Copy out the lines of the records below, and only those lines, from the one with "Reproduce this chart" through the one with "import seaborn as sns", exactly as they appear.

____ Excerpted records

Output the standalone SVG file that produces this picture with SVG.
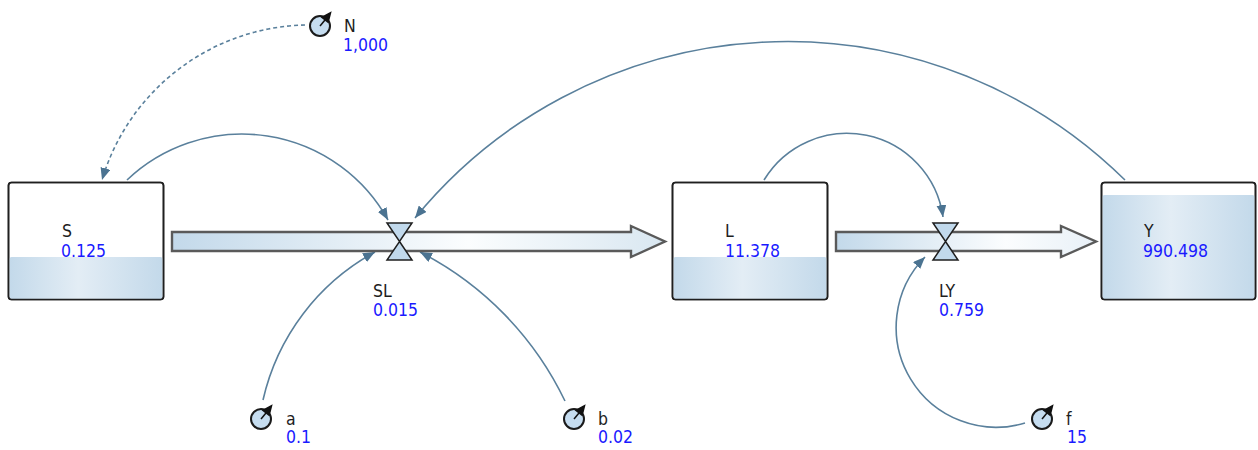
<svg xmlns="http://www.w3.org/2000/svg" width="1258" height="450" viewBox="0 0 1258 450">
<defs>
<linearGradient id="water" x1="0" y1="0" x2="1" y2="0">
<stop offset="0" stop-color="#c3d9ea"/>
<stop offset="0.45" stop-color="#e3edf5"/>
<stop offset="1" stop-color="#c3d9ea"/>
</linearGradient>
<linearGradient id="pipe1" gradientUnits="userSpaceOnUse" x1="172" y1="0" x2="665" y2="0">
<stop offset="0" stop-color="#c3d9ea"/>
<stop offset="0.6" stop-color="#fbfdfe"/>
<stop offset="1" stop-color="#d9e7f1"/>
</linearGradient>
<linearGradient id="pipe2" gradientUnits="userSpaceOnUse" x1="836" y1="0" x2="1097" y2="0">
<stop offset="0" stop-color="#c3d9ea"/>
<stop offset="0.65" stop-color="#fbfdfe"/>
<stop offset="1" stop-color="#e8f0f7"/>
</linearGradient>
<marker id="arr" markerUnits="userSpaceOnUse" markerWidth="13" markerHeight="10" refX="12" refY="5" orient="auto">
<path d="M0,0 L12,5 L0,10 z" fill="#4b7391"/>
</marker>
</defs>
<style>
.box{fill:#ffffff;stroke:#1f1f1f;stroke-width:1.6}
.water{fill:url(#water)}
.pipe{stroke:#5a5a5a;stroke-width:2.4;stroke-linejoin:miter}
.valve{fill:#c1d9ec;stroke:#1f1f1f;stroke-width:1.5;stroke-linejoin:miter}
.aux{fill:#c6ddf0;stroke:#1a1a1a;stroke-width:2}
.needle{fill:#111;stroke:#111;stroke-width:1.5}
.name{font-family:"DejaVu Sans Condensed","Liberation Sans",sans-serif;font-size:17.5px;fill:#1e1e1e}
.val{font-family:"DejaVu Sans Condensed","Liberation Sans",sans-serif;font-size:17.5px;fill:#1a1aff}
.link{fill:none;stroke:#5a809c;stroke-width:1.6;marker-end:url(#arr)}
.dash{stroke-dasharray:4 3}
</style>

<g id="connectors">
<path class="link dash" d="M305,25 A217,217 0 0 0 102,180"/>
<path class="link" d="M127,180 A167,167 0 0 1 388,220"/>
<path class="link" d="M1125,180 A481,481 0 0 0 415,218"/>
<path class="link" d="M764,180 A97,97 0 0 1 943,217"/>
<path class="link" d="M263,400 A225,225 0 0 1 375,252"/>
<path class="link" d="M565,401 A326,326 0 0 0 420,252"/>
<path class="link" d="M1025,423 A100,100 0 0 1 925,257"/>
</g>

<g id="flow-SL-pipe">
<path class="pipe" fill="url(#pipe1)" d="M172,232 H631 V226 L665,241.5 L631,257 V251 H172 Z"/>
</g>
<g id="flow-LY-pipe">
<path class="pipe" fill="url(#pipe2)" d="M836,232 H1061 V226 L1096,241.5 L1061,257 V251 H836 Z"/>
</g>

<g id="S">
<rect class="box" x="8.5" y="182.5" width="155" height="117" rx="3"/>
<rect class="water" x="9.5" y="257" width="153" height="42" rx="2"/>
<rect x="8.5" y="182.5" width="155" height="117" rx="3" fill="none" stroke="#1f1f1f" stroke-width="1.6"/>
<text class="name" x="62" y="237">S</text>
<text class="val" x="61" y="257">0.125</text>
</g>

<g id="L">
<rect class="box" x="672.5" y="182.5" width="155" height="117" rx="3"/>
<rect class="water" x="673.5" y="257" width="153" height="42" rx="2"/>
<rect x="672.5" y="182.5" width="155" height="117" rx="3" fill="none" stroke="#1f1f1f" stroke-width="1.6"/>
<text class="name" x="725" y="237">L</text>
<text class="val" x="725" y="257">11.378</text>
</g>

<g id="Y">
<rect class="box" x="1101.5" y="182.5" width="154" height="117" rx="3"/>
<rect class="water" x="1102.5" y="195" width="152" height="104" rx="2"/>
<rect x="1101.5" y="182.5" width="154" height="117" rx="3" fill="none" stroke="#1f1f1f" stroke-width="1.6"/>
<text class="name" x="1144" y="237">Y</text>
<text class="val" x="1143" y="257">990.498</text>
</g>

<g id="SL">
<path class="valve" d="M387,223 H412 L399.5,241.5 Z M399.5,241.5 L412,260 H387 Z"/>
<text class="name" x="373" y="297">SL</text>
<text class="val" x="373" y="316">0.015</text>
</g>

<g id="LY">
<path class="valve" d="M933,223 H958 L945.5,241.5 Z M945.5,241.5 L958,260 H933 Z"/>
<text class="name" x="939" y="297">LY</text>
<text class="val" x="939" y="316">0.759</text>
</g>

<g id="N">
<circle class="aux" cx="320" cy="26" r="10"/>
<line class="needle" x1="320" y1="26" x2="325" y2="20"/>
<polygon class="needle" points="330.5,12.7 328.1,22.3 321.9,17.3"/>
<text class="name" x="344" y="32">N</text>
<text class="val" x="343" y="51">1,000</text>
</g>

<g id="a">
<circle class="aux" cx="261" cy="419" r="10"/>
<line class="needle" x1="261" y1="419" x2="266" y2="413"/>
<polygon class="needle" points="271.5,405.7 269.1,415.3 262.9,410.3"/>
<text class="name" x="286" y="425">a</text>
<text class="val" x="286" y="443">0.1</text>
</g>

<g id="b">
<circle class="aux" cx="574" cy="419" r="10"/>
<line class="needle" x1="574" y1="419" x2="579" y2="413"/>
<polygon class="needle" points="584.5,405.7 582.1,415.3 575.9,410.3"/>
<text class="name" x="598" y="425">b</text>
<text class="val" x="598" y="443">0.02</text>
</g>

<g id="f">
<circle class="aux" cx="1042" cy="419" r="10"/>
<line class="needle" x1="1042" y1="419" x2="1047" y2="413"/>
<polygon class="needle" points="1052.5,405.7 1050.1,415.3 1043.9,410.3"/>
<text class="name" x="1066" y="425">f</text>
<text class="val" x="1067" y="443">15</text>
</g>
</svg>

________
____ Excerpted records

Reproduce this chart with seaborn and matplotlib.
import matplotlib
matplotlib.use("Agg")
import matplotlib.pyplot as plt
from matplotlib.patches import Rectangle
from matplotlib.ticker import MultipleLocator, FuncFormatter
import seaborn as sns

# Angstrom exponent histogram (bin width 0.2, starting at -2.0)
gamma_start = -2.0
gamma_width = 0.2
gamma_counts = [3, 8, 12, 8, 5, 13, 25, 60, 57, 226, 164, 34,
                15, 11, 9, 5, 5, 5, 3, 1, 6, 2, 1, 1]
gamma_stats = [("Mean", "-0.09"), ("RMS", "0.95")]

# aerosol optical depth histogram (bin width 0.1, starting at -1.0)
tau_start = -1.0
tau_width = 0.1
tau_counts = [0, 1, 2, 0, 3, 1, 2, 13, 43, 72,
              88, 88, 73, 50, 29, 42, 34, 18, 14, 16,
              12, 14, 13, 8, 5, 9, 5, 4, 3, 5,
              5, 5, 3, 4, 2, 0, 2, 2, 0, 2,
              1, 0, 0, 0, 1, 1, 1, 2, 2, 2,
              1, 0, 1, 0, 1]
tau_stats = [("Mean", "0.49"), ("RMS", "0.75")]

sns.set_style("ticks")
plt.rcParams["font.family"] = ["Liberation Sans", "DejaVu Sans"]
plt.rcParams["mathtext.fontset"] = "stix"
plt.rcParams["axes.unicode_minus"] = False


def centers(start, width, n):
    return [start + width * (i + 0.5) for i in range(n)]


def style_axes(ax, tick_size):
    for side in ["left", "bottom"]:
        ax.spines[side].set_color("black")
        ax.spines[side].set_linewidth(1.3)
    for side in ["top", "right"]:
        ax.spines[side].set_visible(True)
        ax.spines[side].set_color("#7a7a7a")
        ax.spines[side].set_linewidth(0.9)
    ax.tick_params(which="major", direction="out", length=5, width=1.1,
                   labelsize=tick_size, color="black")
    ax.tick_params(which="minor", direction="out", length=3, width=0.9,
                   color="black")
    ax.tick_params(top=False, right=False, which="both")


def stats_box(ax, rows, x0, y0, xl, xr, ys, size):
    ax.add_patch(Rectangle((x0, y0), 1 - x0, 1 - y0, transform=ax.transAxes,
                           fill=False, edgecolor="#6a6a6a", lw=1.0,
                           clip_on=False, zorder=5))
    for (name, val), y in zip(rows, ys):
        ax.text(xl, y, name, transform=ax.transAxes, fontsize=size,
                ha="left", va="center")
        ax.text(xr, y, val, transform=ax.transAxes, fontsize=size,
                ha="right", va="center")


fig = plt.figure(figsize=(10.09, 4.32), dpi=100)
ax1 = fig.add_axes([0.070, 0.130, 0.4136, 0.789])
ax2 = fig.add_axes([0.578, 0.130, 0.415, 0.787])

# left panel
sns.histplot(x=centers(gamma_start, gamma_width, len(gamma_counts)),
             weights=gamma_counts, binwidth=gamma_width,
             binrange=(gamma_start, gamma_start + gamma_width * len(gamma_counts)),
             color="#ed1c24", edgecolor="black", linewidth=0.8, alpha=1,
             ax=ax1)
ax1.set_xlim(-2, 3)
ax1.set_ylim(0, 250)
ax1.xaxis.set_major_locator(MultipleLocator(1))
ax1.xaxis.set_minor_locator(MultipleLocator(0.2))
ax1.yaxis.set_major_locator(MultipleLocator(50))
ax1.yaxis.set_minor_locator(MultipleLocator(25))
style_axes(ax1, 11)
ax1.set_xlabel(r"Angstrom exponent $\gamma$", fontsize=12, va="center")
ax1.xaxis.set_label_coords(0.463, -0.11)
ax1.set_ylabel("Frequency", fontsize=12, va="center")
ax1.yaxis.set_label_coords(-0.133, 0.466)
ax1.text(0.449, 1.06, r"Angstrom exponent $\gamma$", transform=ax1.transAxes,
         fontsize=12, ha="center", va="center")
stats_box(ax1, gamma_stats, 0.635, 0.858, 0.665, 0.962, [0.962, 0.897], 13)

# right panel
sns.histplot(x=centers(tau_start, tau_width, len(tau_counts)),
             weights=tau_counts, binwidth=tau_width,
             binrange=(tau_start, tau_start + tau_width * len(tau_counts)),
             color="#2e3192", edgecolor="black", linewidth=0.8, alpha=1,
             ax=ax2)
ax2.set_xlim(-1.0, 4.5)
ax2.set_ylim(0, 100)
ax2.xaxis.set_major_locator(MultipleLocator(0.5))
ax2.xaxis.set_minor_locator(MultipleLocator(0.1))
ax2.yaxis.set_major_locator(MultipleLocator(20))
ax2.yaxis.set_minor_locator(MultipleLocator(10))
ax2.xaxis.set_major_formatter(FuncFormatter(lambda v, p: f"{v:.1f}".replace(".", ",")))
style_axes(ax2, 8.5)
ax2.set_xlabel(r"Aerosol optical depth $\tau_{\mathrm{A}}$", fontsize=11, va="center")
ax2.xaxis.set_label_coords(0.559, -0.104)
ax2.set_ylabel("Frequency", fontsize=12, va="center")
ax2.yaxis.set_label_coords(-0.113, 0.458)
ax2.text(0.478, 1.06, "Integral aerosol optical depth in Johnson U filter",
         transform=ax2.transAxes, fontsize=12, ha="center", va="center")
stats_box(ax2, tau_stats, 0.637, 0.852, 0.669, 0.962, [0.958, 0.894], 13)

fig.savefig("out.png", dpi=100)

________

Problem solution:
Reproduce this chart with seaborn and matplotlib.
import matplotlib
matplotlib.use("Agg")
import matplotlib.pyplot as plt
from matplotlib.patches import Rectangle
from matplotlib.ticker import MultipleLocator, FuncFormatter
import seaborn as sns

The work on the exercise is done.